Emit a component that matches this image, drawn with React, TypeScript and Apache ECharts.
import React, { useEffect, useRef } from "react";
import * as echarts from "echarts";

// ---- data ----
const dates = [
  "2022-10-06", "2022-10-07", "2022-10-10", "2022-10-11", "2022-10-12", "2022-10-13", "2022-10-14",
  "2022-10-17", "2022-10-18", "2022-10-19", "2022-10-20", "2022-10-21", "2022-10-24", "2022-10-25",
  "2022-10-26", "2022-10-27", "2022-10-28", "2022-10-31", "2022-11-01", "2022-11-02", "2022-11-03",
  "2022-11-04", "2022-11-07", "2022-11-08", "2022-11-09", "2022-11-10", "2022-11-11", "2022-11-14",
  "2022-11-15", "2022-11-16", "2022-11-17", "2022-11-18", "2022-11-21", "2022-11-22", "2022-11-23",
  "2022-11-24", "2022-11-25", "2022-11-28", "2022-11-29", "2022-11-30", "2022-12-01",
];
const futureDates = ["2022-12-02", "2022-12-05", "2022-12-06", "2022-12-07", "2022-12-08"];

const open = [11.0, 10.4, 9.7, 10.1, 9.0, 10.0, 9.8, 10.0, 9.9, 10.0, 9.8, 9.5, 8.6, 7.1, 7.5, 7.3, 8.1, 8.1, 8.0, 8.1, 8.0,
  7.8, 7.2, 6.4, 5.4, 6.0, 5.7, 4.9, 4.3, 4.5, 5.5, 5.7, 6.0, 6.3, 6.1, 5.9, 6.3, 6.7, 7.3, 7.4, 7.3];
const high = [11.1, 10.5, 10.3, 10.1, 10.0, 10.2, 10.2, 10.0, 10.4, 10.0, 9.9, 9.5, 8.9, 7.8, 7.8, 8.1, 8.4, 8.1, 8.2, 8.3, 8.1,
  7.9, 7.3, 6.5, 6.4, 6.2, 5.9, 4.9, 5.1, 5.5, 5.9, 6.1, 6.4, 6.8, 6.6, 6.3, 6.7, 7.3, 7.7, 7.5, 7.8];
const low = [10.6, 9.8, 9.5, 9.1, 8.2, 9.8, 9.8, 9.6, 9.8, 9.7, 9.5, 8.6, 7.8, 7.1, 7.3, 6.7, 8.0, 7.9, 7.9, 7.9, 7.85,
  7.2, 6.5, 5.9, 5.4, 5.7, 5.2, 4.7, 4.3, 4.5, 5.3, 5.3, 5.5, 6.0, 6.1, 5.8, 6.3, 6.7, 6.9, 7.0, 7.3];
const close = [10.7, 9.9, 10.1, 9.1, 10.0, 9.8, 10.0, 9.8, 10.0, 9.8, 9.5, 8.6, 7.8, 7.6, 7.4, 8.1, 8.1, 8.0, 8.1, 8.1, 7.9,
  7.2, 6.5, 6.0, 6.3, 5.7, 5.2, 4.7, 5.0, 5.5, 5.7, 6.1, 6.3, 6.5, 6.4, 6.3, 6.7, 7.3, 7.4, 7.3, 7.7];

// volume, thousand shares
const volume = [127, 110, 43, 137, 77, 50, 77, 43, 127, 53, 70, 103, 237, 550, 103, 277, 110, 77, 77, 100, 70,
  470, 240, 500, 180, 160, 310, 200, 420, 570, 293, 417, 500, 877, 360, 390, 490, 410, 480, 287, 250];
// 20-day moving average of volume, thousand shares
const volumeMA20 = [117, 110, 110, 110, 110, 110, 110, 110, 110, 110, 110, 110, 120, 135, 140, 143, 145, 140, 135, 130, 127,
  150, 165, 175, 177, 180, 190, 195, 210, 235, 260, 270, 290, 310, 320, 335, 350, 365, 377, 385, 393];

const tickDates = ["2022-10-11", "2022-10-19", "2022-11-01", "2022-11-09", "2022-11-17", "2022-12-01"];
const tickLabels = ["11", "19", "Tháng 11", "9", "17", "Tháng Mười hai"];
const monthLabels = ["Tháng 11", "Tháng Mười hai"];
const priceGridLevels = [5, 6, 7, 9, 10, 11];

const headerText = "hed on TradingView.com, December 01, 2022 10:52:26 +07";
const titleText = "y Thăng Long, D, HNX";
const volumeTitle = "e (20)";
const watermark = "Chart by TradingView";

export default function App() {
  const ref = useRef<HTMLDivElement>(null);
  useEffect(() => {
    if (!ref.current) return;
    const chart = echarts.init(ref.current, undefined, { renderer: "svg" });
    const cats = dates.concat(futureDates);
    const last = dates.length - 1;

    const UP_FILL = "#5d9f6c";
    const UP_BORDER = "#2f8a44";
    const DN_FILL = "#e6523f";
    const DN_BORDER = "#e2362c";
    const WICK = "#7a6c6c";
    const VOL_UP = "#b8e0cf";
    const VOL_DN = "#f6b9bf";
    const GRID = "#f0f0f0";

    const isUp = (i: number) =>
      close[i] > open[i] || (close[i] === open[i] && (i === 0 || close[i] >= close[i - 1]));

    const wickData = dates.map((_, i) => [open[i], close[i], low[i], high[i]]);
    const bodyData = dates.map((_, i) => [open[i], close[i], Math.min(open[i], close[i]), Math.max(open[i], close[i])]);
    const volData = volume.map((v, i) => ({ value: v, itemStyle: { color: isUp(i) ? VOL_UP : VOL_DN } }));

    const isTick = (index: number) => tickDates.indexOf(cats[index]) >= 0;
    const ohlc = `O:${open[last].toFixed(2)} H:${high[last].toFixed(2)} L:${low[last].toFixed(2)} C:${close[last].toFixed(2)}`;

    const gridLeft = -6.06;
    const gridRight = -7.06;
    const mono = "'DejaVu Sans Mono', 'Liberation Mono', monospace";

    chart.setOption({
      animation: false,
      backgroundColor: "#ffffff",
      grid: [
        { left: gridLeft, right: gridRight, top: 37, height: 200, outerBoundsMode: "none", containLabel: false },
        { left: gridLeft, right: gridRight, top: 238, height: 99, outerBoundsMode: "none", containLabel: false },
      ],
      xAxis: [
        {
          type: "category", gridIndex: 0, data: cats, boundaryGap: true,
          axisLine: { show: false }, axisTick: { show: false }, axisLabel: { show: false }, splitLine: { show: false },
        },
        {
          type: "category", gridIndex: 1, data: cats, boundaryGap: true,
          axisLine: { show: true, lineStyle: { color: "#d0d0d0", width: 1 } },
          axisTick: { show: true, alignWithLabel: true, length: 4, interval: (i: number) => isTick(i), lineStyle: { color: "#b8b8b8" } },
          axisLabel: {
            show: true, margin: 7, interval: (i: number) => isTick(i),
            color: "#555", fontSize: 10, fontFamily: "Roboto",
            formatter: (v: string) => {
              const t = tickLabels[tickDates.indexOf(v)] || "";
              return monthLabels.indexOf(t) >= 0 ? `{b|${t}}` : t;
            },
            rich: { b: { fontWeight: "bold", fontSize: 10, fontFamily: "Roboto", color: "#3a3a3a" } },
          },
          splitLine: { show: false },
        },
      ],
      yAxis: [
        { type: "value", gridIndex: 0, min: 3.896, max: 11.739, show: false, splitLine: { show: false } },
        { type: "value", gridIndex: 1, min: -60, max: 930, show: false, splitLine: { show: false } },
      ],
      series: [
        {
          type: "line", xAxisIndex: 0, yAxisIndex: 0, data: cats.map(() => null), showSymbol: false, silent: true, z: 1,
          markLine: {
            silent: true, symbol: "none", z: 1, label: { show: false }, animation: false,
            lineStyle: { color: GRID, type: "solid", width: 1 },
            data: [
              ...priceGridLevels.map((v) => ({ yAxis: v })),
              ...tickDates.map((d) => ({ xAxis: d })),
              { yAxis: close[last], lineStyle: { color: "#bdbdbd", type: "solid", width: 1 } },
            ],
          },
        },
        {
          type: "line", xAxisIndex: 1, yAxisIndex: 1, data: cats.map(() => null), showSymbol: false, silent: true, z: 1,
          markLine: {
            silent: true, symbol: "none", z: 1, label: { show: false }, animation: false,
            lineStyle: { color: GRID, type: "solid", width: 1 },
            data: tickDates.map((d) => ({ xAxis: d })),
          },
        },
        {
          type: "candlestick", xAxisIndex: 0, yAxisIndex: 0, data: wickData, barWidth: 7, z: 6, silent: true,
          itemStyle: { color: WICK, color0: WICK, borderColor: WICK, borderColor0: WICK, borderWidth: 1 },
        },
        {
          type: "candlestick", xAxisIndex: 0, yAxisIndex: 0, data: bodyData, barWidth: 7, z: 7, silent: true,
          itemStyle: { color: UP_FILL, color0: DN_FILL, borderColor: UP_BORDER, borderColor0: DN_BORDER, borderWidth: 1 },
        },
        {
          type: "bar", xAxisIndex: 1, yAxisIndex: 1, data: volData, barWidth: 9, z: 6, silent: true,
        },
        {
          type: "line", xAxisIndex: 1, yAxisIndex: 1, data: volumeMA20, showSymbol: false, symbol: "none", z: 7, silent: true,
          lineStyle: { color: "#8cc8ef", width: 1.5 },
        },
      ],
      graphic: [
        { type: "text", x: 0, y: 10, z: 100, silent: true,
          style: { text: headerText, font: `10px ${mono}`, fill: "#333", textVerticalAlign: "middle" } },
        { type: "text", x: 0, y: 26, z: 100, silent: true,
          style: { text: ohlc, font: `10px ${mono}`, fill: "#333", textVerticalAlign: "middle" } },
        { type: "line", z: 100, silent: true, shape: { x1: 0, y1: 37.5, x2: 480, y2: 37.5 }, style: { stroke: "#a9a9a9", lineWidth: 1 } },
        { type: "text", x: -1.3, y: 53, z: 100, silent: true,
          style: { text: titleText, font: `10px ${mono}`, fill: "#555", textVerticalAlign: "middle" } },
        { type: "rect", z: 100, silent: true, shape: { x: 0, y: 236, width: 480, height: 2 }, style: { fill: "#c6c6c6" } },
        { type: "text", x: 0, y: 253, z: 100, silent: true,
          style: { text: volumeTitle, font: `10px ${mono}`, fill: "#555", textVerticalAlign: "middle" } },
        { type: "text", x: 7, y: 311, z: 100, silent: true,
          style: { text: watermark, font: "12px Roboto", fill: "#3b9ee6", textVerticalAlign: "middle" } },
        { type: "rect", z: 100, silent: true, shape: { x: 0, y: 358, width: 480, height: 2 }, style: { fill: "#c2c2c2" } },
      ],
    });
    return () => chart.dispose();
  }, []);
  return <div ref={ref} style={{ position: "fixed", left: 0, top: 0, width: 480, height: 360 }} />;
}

───

§ **PROBLEM TO WORK ON**: Set down each line of the material verbatim, from the first line through the line that contains "import * as".

§ **TASK RESPONSE**:
Emit a component that matches this image, drawn with React, TypeScript and Apache ECharts.
import React, { useEffect, useRef } from "react";
import * as echarts from "echarts";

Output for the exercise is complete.